From Wikipedia:

Gamification is the use of game design techniques, game thinking and game mechanics to enhance non-game contexts. Typically gamification applies to non-game applications and processes, in order to encourage people to adopt them, or to influence how they are used.

Are there any resources available on how to take first steps in introducing gamification into a workplace? What are the best ways to start this process?

  • 6
    Note that the wikipedia article tells you what "gamification" is, but it doesn't tell you whether it's a good idea or not. In many situations it is not. Especially if you have intelligent people who will see at just as cheap manipulation.
    – gnasher729
    Jun 15, 2019 at 23:02

2 Answers 2


There are lots of ways to do this! Here are some ideas to get you started.

  • Whoever solves this tough problem can leave an hour early on Friday.
  • Whoever takes this unpleasant assignment gets a free lunch.
  • If the team can overcome this obstacle, I'll give you all next Friday afternoon off.

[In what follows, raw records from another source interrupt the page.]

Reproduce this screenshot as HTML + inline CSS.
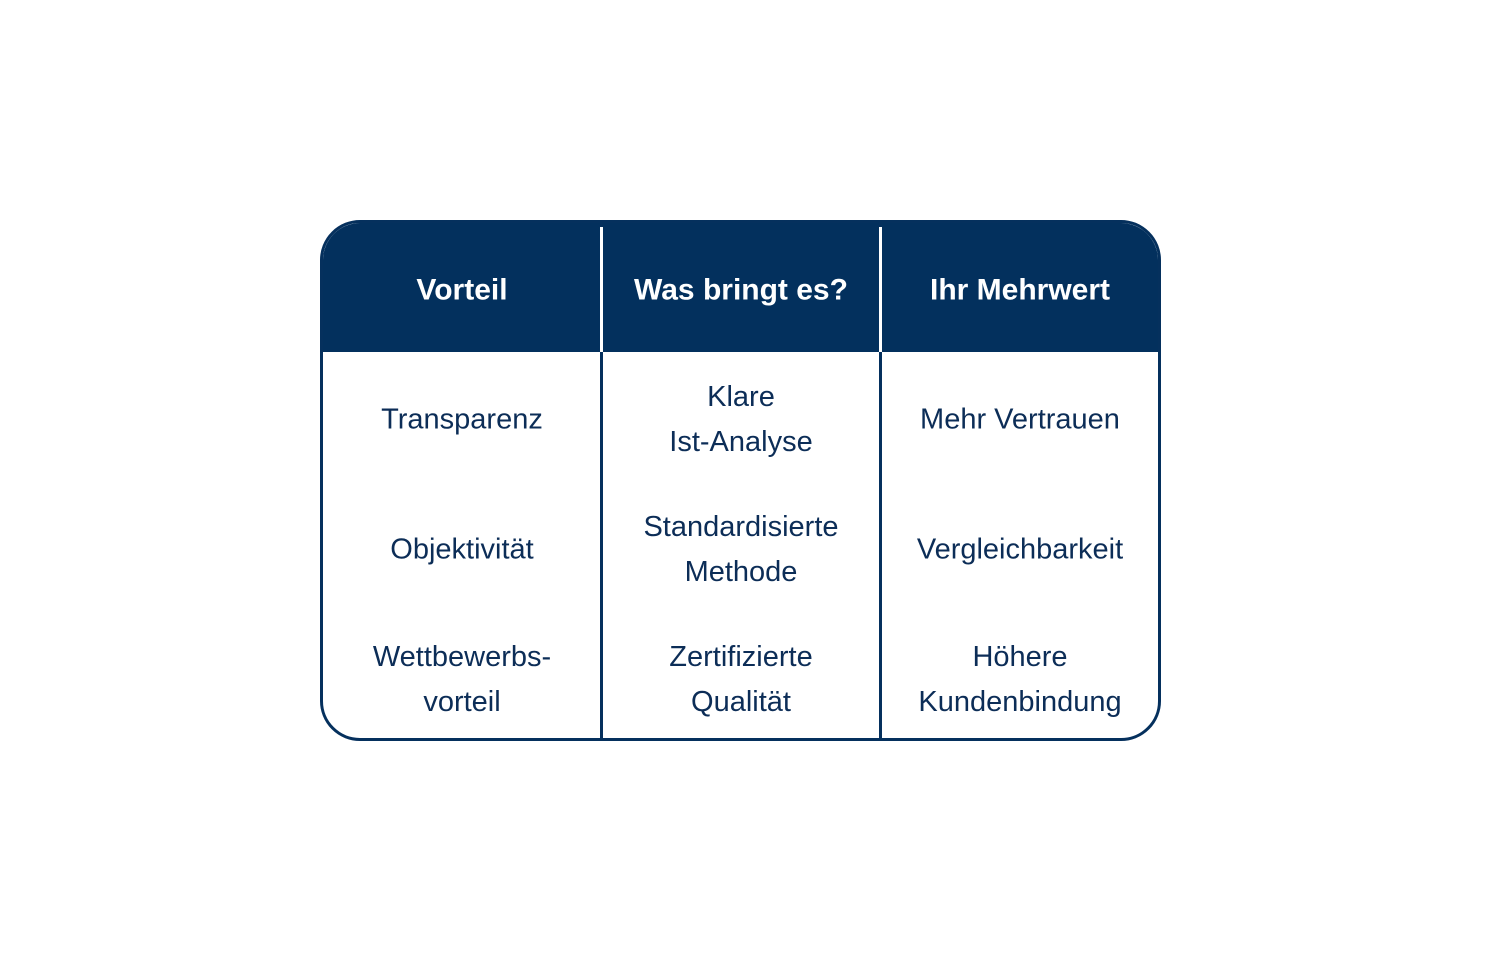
<!DOCTYPE html>
<html><head><meta charset="utf-8"><style>
body{margin:0;background:#fff;width:1500px;height:959px;position:relative;overflow:hidden;font-family:"Liberation Sans",sans-serif;}
.box{position:absolute;left:320px;top:220px;width:835px;height:515px;border:3px solid #05305d;border-radius:40px;overflow:hidden;background:#fff;}
.hdr{position:absolute;left:0;top:0;width:100%;height:129px;background:#03305d;}
.vl{position:absolute;top:0;width:3px;height:100%;background:#05305d;}
.vh{position:absolute;top:4px;width:3px;height:125px;background:#fff;}
.t{position:absolute;width:276px;text-align:center;color:#0c2d57;font-size:29px;line-height:45px;transform:translate(-50%,-50%);}
.h{color:#fff;font-weight:bold;font-size:30px;}
</style></head><body>
<div class="box">
<div class="hdr"></div>
<div class="vl" style="left:277px"></div>
<div class="vl" style="left:556px"></div>
<div class="vh" style="left:277px"></div>
<div class="vh" style="left:556px"></div>
</div>
<div class="t h" style="left:462px;top:290px">Vorteil</div>
<div class="t h" style="left:741px;top:290px">Was bringt es?</div>
<div class="t h" style="left:1020px;top:290px">Ihr Mehrwert</div>
<div class="t" style="left:462px;top:420px">Transparenz</div>
<div class="t" style="left:741px;top:420px">Klare<br>Ist-Analyse</div>
<div class="t" style="left:1020px;top:420px">Mehr Vertrauen</div>
<div class="t" style="left:462px;top:550px">Objektivität</div>
<div class="t" style="left:741px;top:550px">Standardisierte<br>Methode</div>
<div class="t" style="left:1020px;top:550px">Vergleichbarkeit</div>
<div class="t" style="left:462px;top:680px">Wettbewerbs-<br>vorteil</div>
<div class="t" style="left:741px;top:680px">Zertifizierte<br>Qualität</div>
<div class="t" style="left:1020px;top:680px">Höhere<br>Kundenbindung</div>
</body></html>
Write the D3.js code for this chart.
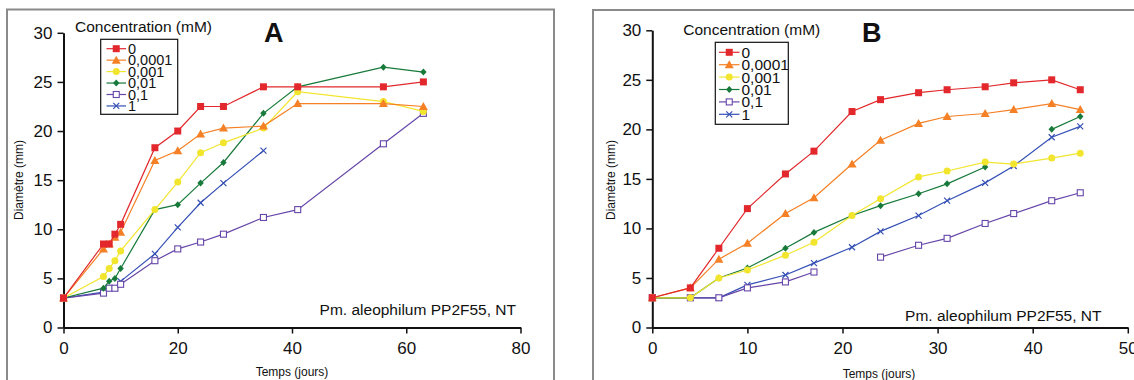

Now the only downside to this - and some people really feel this is significant - is that it trains your team to expect rewards beyond the normal rewards of working. You will need to decide if it's worth it.

  • 4
    If your workplace has a tech support group, using the StackExchange model of reputation to help answer customer questions isn't a bad way to go either, so long as you make sure not to de-prioritize some customers' inquiries.
    – jefflunt
    Apr 14, 2012 at 14:40
  • 19
    This answer seems to be promoting the idea of using Gamification to create extrinsic motivators, but this is a dangerous path to follow.
    – Mark Booth
    Apr 16, 2012 at 10:54
  • @Mark Booth I agree. I think that the rewards should be a bit more fun oriented rather than time/money oriented May 8, 2015 at 6:17
  • 5
    This is answer is not good, as this may create a very hostile workplace - it's not just that the team will work to rewards, individual will work towards rewards. It may go as far as indiviuals picking "lucrative" tasks and competing over them, even more than it would be in a normal workplace dynamics.
    – Sascha
    Jun 14, 2019 at 9:53

Arguably the simplest form of gamification would be a friendly contest. It could be anything, as long as it's work related, fun, and not too competitive. Fun rewards could range from silly t-shirts to books, nothing too pricey, you don't want people to get fixated on the price. The contest topic should be something related to the current goals of the company / team / project, whichever applies most, and it shouldn't be anything more serious than a friendly challenge. Whoever fixed the most bugs this week gets a silly t-shirt it's quite different than whoever comes last will be fired.

Next you could have some kind of leaderboard, if your work has easily quantifiable aspects. To continue with the bug fixes examples, whoever fixes the most bugs each week gets a gold star, or any other silly achievement token you can think of, and every now and then the leader gets a price, bit more pricey than a book (two books?), or a couple of days off work.

It would be impossible to come up with specific guidelines for gamification, as the process is entirely subjective (what's fun for me may not be fun for you), and quite dependent on the nature of your profession and the dynamics of your workplace. For example, there were gamification elements in every job I had, even in the strictest and most disciplined environment I had to face, the army. Getting a bit more recreation time than the rest of my company for disassembling and re-assembling my Heckler & Koch G3A4 in record time (don't ask, I don't remember) would be one example.

And, of course, no answer on gamification would be complete without a mention to Stack Exchange. Chances are there is (or there will be) a Stack Exchange for your niche, and if you think about it, it's a ready made gamification platform for your company. Have your team mates compete by providing excellent answers or asking great questions, and use the existing reputation / badge mechanisms to quantify their contributions and reward them. If you are a manager, you can always spice things up a bit and ask questions on work related issues yourself, rewarding employees that would give you great answers.

What you need to remember is that gamification is not about getting direct and immediate results, but mostly about having fun. Small and frequent rewards, preferably awarding the less illustrious aspects of the job (think: documentation), and always light hearted in nature, as the core concept behind gamification is encouragement and further engagement, not competition.